DATA LINES ->
☆ ☆ ☆ ☆ ☆
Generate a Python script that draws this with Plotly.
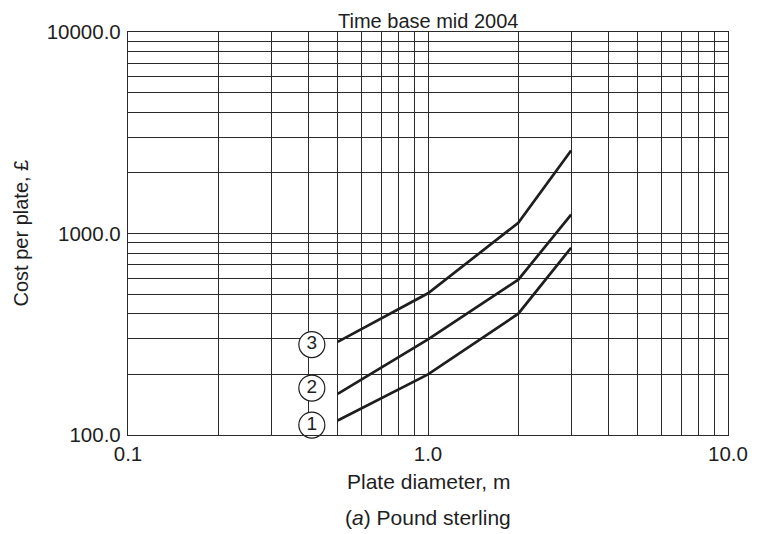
import plotly.graph_objects as go

# Data
plate_diameter = [0.5, 1.0, 2.0, 3.0]
cost_curve_1 = [118, 200, 400, 850]
cost_curve_2 = [160, 298, 590, 1240]
cost_curve_3 = [290, 505, 1130, 2580]
curve_names = ["1", "2", "3"]
label_x = [0.41, 0.41, 0.41]
label_y = [112, 171, 281]

x_tick_labels = ["0.1", "1.0", "10.0"]
y_tick_labels = ["100.0", "1000.0", "10000.0"]

title_text = "Time base mid 2004"
x_title = "Plate diameter, m"
y_title = "Cost per plate, £"
caption = "(<i>a</i>) Pound sterling"

FONT = "Liberation Sans, Arial, Helvetica, sans-serif"
INK = "#1e1e1e"
GRID = "#2a2a2a"


def log_grid(start_decade, n_decades, labels):
    vals, texts = [], []
    for d in range(n_decades):
        base = 10 ** (start_decade + d)
        for m in range(1, 10):
            vals.append(base * m)
            texts.append(labels[d] if m == 1 else "")
    vals.append(10 ** (start_decade + n_decades))
    texts.append(labels[n_decades])
    return vals, texts


xv, xt = log_grid(-1, 2, x_tick_labels)
yv, yt = log_grid(2, 2, y_tick_labels)

fig = go.Figure()
for ys in (cost_curve_1, cost_curve_2, cost_curve_3):
    fig.add_trace(go.Scatter(
        x=plate_diameter, y=ys, mode="lines",
        line=dict(color=INK, width=2.7), showlegend=False, hoverinfo="skip",
    ))

fig.add_trace(go.Scatter(
    x=label_x, y=label_y, mode="markers+text", text=curve_names,
    textposition="middle center",
    textfont=dict(family=FONT, size=19, color=INK),
    marker=dict(symbol="circle", size=26, color="white",
                line=dict(color=INK, width=1.2)),
    showlegend=False, hoverinfo="skip", cliponaxis=False,
))

fig.update_xaxes(
    type="log", range=[-1, 1], tickmode="array", tickvals=xv, ticktext=xt,
    showgrid=True, gridcolor=GRID, gridwidth=1.2, ticks="",
    showline=True, linecolor=GRID, linewidth=1.3, mirror=True,
    zeroline=False,
    tickfont=dict(family=FONT, size=20.5, color=INK),
)
fig.update_yaxes(
    type="log", range=[2, 4], tickmode="array", tickvals=yv, ticktext=yt,
    showgrid=True, gridcolor=GRID, gridwidth=1.2, ticks="",
    showline=True, linecolor=GRID, linewidth=1.3, mirror=True,
    zeroline=False, ticklabelstandoff=2,
    tickfont=dict(family=FONT, size=20.5, color=INK),
)

fig.add_annotation(
    text=title_text, xref="paper", yref="paper", x=0.5, y=1.0,
    yanchor="bottom", yshift=-2, showarrow=False,
    font=dict(family=FONT, size=20, color=INK),
)
fig.add_annotation(
    text=x_title, xref="paper", yref="paper", x=0.5, y=0,
    yanchor="middle", yshift=-46, showarrow=False,
    font=dict(family=FONT, size=21, color=INK),
)
fig.add_annotation(
    text=caption, xref="paper", yref="paper", x=0.5, y=0,
    yanchor="middle", yshift=-82, showarrow=False,
    font=dict(family=FONT, size=21, color=INK),
)
fig.add_annotation(
    text=y_title, xref="paper", yref="paper", x=0, y=0.5,
    xanchor="center", yanchor="middle", xshift=-108, textangle=-90,
    showarrow=False, font=dict(family=FONT, size=20, color=INK),
)

fig.update_layout(
    width=752, height=526,
    margin=dict(l=120, r=23, t=24, b=99),
    paper_bgcolor="white", plot_bgcolor="white",
    font=dict(family=FONT, color=INK),
)

fig.write_html("out.html")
☆ ☆ ☆ ☆ ☆
EXERCISE AIM -> Repeat all of the data above word for word, minus the pictures.

TASK RESPONSE ->
Generate a Python script that draws this with Plotly.
import plotly.graph_objects as go

# Data
plate_diameter = [0.5, 1.0, 2.0, 3.0]
cost_curve_1 = [118, 200, 400, 850]
cost_curve_2 = [160, 298, 590, 1240]
cost_curve_3 = [290, 505, 1130, 2580]
curve_names = ["1", "2", "3"]
label_x = [0.41, 0.41, 0.41]
label_y = [112, 171, 281]

x_tick_labels = ["0.1", "1.0", "10.0"]
y_tick_labels = ["100.0", "1000.0", "10000.0"]

title_text = "Time base mid 2004"
x_title = "Plate diameter, m"
y_title = "Cost per plate, £"
caption = "(<i>a</i>) Pound sterling"

FONT = "Liberation Sans, Arial, Helvetica, sans-serif"
INK = "#1e1e1e"
GRID = "#2a2a2a"


def log_grid(start_decade, n_decades, labels):
    vals, texts = [], []
    for d in range(n_decades):
        base = 10 ** (start_decade + d)
        for m in range(1, 10):
            vals.append(base * m)
            texts.append(labels[d] if m == 1 else "")
    vals.append(10 ** (start_decade + n_decades))
    texts.append(labels[n_decades])
    return vals, texts


xv, xt = log_grid(-1, 2, x_tick_labels)
yv, yt = log_grid(2, 2, y_tick_labels)

fig = go.Figure()
for ys in (cost_curve_1, cost_curve_2, cost_curve_3):
    fig.add_trace(go.Scatter(
        x=plate_diameter, y=ys, mode="lines",
        line=dict(color=INK, width=2.7), showlegend=False, hoverinfo="skip",
    ))

fig.add_trace(go.Scatter(
    x=label_x, y=label_y, mode="markers+text", text=curve_names,
    textposition="middle center",
    textfont=dict(family=FONT, size=19, color=INK),
    marker=dict(symbol="circle", size=26, color="white",
                line=dict(color=INK, width=1.2)),
    showlegend=False, hoverinfo="skip", cliponaxis=False,
))

fig.update_xaxes(
    type="log", range=[-1, 1], tickmode="array", tickvals=xv, ticktext=xt,
    showgrid=True, gridcolor=GRID, gridwidth=1.2, ticks="",
    showline=True, linecolor=GRID, linewidth=1.3, mirror=True,
    zeroline=False,
    tickfont=dict(family=FONT, size=20.5, color=INK),
)
fig.update_yaxes(
    type="log", range=[2, 4], tickmode="array", tickvals=yv, ticktext=yt,
    showgrid=True, gridcolor=GRID, gridwidth=1.2, ticks="",
    showline=True, linecolor=GRID, linewidth=1.3, mirror=True,
    zeroline=False, ticklabelstandoff=2,
    tickfont=dict(family=FONT, size=20.5, color=INK),
)

fig.add_annotation(
    text=title_text, xref="paper", yref="paper", x=0.5, y=1.0,
    yanchor="bottom", yshift=-2, showarrow=False,
    font=dict(family=FONT, size=20, color=INK),
)
fig.add_annotation(
    text=x_title, xref="paper", yref="paper", x=0.5, y=0,
    yanchor="middle", yshift=-46, showarrow=False,
    font=dict(family=FONT, size=21, color=INK),
)
fig.add_annotation(
    text=caption, xref="paper", yref="paper", x=0.5, y=0,
    yanchor="middle", yshift=-82, showarrow=False,
    font=dict(family=FONT, size=21, color=INK),
)
fig.add_annotation(
    text=y_title, xref="paper", yref="paper", x=0, y=0.5,
    xanchor="center", yanchor="middle", xshift=-108, textangle=-90,
    showarrow=False, font=dict(family=FONT, size=20, color=INK),
)

fig.update_layout(
    width=752, height=526,
    margin=dict(l=120, r=23, t=24, b=99),
    paper_bgcolor="white", plot_bgcolor="white",
    font=dict(family=FONT, color=INK),
)

fig.write_html("out.html")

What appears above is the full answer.